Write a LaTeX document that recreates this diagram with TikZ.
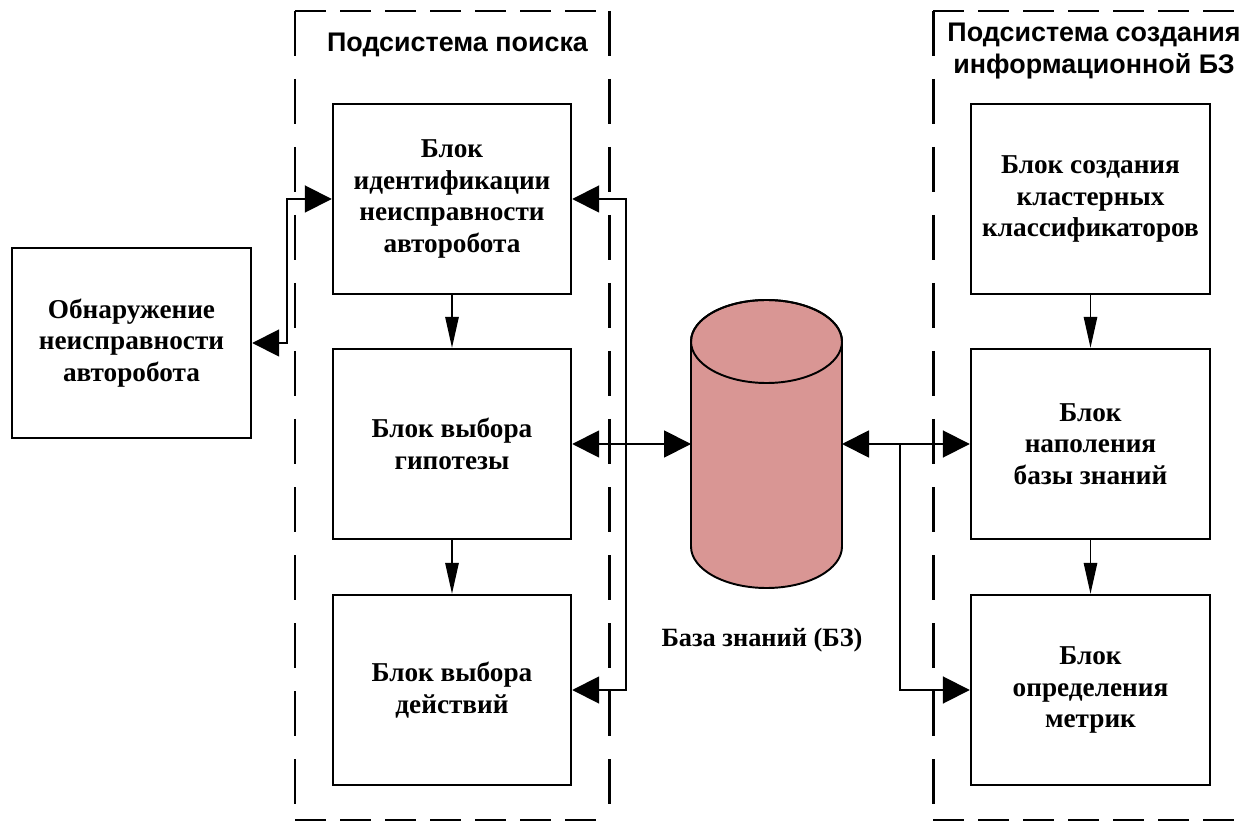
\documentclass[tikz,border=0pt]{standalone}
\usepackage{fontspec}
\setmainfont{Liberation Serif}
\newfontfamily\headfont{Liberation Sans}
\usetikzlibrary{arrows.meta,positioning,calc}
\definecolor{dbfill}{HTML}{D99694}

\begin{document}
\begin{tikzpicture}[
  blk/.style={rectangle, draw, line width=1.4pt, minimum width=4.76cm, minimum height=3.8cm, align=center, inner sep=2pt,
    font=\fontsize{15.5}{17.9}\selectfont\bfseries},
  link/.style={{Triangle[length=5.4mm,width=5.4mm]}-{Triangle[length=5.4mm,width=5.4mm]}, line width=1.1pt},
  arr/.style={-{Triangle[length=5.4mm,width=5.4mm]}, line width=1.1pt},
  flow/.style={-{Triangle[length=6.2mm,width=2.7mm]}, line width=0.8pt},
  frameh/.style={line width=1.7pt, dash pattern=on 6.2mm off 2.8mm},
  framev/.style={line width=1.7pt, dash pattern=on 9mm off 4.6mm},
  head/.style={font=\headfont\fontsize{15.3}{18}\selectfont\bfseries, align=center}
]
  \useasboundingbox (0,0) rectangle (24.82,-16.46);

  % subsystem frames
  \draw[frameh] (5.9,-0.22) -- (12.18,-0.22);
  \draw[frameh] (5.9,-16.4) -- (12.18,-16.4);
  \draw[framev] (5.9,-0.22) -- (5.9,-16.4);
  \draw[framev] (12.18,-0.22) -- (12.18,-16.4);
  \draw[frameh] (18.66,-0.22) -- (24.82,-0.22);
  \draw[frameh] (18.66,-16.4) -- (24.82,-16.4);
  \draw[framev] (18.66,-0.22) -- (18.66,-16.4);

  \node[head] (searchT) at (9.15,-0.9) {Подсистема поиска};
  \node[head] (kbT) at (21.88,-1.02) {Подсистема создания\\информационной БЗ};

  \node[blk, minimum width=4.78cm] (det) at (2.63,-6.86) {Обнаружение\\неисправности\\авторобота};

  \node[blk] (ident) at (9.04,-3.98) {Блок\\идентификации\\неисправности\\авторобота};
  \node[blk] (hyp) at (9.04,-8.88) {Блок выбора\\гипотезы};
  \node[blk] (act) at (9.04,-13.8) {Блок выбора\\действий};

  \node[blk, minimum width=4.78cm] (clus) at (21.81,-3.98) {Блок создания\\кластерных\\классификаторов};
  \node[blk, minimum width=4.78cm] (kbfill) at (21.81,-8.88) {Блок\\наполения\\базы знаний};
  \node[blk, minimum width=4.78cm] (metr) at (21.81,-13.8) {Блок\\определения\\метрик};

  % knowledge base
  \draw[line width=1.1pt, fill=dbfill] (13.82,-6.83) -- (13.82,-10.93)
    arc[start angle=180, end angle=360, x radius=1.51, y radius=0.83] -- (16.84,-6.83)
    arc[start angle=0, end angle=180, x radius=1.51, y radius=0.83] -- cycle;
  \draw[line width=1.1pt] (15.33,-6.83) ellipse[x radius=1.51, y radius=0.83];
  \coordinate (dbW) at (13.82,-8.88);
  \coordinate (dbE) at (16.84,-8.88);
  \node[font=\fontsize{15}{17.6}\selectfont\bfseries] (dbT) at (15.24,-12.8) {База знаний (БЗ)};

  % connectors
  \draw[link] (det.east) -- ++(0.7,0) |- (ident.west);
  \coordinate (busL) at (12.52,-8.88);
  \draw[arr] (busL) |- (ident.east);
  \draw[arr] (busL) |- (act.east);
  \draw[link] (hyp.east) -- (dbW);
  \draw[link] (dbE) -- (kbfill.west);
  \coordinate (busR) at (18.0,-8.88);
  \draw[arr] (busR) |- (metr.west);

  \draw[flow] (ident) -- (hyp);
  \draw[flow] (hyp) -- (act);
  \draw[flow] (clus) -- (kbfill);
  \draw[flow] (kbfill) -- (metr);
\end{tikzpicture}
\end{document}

Your objective >>
Copy each line above precisely, dropping the pictures.

Written response >>
Write a LaTeX document that recreates this diagram with TikZ.
\documentclass[tikz,border=0pt]{standalone}
\usepackage{fontspec}
\setmainfont{Liberation Serif}
\newfontfamily\headfont{Liberation Sans}
\usetikzlibrary{arrows.meta,positioning,calc}
\definecolor{dbfill}{HTML}{D99694}

\begin{document}
\begin{tikzpicture}[
  blk/.style={rectangle, draw, line width=1.4pt, minimum width=4.76cm, minimum height=3.8cm, align=center, inner sep=2pt,
    font=\fontsize{15.5}{17.9}\selectfont\bfseries},
  link/.style={{Triangle[length=5.4mm,width=5.4mm]}-{Triangle[length=5.4mm,width=5.4mm]}, line width=1.1pt},
  arr/.style={-{Triangle[length=5.4mm,width=5.4mm]}, line width=1.1pt},
  flow/.style={-{Triangle[length=6.2mm,width=2.7mm]}, line width=0.8pt},
  frameh/.style={line width=1.7pt, dash pattern=on 6.2mm off 2.8mm},
  framev/.style={line width=1.7pt, dash pattern=on 9mm off 4.6mm},
  head/.style={font=\headfont\fontsize{15.3}{18}\selectfont\bfseries, align=center}
]
  \useasboundingbox (0,0) rectangle (24.82,-16.46);

  % subsystem frames
  \draw[frameh] (5.9,-0.22) -- (12.18,-0.22);
  \draw[frameh] (5.9,-16.4) -- (12.18,-16.4);
  \draw[framev] (5.9,-0.22) -- (5.9,-16.4);
  \draw[framev] (12.18,-0.22) -- (12.18,-16.4);
  \draw[frameh] (18.66,-0.22) -- (24.82,-0.22);
  \draw[frameh] (18.66,-16.4) -- (24.82,-16.4);
  \draw[framev] (18.66,-0.22) -- (18.66,-16.4);

  \node[head] (searchT) at (9.15,-0.9) {Подсистема поиска};
  \node[head] (kbT) at (21.88,-1.02) {Подсистема создания\\информационной БЗ};

  \node[blk, minimum width=4.78cm] (det) at (2.63,-6.86) {Обнаружение\\неисправности\\авторобота};

  \node[blk] (ident) at (9.04,-3.98) {Блок\\идентификации\\неисправности\\авторобота};
  \node[blk] (hyp) at (9.04,-8.88) {Блок выбора\\гипотезы};
  \node[blk] (act) at (9.04,-13.8) {Блок выбора\\действий};

  \node[blk, minimum width=4.78cm] (clus) at (21.81,-3.98) {Блок создания\\кластерных\\классификаторов};
  \node[blk, minimum width=4.78cm] (kbfill) at (21.81,-8.88) {Блок\\наполения\\базы знаний};
  \node[blk, minimum width=4.78cm] (metr) at (21.81,-13.8) {Блок\\определения\\метрик};

  % knowledge base
  \draw[line width=1.1pt, fill=dbfill] (13.82,-6.83) -- (13.82,-10.93)
    arc[start angle=180, end angle=360, x radius=1.51, y radius=0.83] -- (16.84,-6.83)
    arc[start angle=0, end angle=180, x radius=1.51, y radius=0.83] -- cycle;
  \draw[line width=1.1pt] (15.33,-6.83) ellipse[x radius=1.51, y radius=0.83];
  \coordinate (dbW) at (13.82,-8.88);
  \coordinate (dbE) at (16.84,-8.88);
  \node[font=\fontsize{15}{17.6}\selectfont\bfseries] (dbT) at (15.24,-12.8) {База знаний (БЗ)};

  % connectors
  \draw[link] (det.east) -- ++(0.7,0) |- (ident.west);
  \coordinate (busL) at (12.52,-8.88);
  \draw[arr] (busL) |- (ident.east);
  \draw[arr] (busL) |- (act.east);
  \draw[link] (hyp.east) -- (dbW);
  \draw[link] (dbE) -- (kbfill.west);
  \coordinate (busR) at (18.0,-8.88);
  \draw[arr] (busR) |- (metr.west);

  \draw[flow] (ident) -- (hyp);
  \draw[flow] (hyp) -- (act);
  \draw[flow] (clus) -- (kbfill);
  \draw[flow] (kbfill) -- (metr);
\end{tikzpicture}
\end{document}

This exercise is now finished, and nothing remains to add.